A line in a parliamentary report sparks wider debate on transport costs.

 

Western Australia’s parliamentary secretary for transport has brushed aside suggestions the State Government plans to place tolls on two of Perth’s key freeways.

Jim Chown does, however, leave the door open to charging the freight industry specifically for the additional impact of heavy vehicles on those roads.

“I will state in this house right now that I am against any form of toll,” he told WA Parliament last week.

“However, I support ‘efficiency dividends’ or maintenance requirements for heavy transport.”

He notes that such charges are already operating along specific heavy haulage routes in the north of WA.

Chown’s defence was forced after he submitted a report on a parliamentary trip to Greece.

That notes that Greece has had a ‘user-pays’ ideology for its major roads since 1927.

Chown says the practice “is one that I believe requires further consideration in WA”.

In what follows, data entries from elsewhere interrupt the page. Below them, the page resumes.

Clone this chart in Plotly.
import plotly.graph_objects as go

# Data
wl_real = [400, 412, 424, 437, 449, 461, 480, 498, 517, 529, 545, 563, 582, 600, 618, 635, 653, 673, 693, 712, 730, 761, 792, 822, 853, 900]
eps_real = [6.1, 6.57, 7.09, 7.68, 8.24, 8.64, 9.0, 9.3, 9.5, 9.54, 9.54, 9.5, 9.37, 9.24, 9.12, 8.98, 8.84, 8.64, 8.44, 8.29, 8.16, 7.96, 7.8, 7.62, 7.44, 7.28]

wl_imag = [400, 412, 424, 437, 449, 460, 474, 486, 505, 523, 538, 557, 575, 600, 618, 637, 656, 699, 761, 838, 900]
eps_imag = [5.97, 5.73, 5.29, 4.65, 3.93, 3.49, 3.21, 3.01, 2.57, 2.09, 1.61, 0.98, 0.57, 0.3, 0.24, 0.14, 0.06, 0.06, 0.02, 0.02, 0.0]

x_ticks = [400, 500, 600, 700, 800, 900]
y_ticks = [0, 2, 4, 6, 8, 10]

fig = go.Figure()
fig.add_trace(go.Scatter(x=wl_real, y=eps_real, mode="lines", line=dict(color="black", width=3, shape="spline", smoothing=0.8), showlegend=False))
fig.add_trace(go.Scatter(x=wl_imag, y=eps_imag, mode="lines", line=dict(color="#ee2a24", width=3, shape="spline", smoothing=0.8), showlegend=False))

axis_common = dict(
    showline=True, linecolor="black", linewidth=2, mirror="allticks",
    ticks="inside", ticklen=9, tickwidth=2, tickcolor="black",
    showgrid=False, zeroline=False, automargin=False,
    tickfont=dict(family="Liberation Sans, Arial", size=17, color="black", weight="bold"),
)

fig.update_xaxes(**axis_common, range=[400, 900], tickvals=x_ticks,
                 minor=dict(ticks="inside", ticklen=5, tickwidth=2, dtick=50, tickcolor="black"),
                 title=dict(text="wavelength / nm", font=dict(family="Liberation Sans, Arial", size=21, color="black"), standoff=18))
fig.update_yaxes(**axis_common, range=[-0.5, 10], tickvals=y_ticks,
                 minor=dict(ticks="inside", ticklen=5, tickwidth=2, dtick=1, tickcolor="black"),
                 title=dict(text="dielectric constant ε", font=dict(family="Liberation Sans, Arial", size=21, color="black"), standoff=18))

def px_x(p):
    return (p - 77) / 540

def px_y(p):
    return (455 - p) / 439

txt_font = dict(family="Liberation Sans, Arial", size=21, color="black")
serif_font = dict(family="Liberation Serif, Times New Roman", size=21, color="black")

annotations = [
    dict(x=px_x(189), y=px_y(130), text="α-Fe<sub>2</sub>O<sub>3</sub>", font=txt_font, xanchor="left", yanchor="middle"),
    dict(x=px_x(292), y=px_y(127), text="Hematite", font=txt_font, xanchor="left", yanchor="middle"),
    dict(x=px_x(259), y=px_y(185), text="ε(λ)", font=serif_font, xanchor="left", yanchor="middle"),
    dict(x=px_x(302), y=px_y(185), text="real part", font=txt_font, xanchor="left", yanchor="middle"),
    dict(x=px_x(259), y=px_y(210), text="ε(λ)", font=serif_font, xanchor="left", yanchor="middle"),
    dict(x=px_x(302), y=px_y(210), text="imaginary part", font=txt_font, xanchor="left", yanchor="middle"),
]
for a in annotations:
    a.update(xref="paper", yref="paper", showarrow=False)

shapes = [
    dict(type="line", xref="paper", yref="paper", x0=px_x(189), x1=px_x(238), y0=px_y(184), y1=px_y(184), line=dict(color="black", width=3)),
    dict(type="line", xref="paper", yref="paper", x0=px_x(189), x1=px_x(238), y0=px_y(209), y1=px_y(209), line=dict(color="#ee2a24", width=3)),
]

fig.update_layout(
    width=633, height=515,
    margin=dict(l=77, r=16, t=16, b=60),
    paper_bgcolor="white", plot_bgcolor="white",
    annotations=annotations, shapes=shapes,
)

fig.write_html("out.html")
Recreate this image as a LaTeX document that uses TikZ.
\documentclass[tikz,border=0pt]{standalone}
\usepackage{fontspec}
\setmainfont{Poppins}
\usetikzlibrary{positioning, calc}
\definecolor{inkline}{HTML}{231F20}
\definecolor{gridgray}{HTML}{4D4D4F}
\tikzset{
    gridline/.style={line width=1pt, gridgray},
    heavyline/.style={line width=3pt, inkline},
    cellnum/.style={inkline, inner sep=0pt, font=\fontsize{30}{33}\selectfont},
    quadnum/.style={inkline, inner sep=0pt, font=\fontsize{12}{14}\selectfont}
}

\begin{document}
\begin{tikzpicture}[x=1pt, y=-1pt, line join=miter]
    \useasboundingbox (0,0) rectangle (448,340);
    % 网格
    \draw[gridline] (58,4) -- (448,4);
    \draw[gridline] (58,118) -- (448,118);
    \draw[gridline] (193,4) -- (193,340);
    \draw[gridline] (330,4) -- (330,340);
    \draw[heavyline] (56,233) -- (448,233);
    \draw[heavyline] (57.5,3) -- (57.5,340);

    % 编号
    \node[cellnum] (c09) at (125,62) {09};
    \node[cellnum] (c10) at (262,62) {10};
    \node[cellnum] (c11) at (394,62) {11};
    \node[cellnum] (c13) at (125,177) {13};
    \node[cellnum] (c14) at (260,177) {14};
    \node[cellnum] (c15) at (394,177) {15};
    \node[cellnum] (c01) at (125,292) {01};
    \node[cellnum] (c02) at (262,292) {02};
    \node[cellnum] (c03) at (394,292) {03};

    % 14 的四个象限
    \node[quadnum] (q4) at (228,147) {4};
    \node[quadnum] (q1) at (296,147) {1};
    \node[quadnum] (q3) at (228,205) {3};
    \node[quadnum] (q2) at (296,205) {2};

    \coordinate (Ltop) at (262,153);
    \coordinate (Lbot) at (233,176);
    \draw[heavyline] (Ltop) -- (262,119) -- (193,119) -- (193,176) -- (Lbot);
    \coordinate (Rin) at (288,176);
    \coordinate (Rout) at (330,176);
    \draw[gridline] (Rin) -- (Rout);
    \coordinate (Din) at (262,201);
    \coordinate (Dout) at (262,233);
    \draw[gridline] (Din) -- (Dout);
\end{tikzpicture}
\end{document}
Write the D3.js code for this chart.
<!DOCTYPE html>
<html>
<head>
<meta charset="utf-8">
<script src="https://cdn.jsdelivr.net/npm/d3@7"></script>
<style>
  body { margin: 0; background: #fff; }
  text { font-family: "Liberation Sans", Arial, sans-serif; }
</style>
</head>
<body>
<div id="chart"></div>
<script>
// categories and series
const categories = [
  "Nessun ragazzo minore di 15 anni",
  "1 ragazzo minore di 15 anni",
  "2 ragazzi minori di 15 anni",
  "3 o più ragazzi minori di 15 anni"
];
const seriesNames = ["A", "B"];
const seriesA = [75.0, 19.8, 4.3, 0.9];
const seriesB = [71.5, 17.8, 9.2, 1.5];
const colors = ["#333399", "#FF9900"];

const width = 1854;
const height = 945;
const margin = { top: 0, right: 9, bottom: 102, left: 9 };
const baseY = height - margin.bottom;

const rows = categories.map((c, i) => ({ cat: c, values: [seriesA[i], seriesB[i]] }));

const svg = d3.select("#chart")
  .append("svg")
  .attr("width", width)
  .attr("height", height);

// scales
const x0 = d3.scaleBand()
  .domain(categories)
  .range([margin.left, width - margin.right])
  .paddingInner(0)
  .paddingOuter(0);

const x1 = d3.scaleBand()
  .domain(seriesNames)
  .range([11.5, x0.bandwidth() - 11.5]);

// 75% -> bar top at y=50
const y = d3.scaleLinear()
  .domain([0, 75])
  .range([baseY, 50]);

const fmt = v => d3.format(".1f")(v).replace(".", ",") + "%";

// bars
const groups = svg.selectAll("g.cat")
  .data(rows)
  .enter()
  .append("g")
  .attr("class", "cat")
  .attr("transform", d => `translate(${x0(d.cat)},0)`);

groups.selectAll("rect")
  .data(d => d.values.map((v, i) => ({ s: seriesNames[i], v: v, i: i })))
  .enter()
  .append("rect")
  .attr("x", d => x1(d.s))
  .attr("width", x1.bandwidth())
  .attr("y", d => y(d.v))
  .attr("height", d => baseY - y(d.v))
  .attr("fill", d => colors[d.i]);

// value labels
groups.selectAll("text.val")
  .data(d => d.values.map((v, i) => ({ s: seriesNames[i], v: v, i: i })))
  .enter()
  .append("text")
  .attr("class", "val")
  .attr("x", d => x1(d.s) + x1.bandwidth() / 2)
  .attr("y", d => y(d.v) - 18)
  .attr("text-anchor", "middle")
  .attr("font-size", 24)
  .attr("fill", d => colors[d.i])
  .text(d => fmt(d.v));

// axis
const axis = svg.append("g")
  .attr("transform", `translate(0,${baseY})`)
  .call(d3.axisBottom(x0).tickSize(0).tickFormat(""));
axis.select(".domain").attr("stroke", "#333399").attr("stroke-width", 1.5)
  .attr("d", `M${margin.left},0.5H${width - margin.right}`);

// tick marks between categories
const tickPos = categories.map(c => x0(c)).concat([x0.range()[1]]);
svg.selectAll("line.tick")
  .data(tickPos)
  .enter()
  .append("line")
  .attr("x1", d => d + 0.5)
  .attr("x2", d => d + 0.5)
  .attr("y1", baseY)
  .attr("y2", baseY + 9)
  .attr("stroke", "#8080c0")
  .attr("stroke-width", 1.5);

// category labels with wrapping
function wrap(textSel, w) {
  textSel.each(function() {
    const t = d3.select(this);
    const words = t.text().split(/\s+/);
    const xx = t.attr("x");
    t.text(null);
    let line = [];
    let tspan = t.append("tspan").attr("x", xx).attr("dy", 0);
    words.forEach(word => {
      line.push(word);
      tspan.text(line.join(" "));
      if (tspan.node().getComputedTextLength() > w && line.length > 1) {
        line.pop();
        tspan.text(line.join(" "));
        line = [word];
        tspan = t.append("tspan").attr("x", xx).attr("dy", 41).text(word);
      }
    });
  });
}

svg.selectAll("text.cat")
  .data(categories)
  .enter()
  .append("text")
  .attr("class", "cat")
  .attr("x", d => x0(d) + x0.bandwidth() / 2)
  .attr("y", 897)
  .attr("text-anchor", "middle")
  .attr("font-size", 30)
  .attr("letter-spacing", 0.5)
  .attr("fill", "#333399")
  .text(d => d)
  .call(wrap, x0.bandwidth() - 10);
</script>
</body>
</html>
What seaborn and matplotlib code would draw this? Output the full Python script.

Opposition spokesman on transport Ken Travers says any additional impost on freight will weigh heavily on south-western grain growers in particular.

Many have already had to switch to more expensive road transport options after railway lines in that region were closed.

“One does not have to be a Rhodes Scholar to work out the government’s agenda here,” he told WA Parliament.

“They are closing the rail lines to make it more expensive, to see the transfer onto trucks.

“The end result of all that will be that farmers in Western Australia will have to pay more to get their grain to port.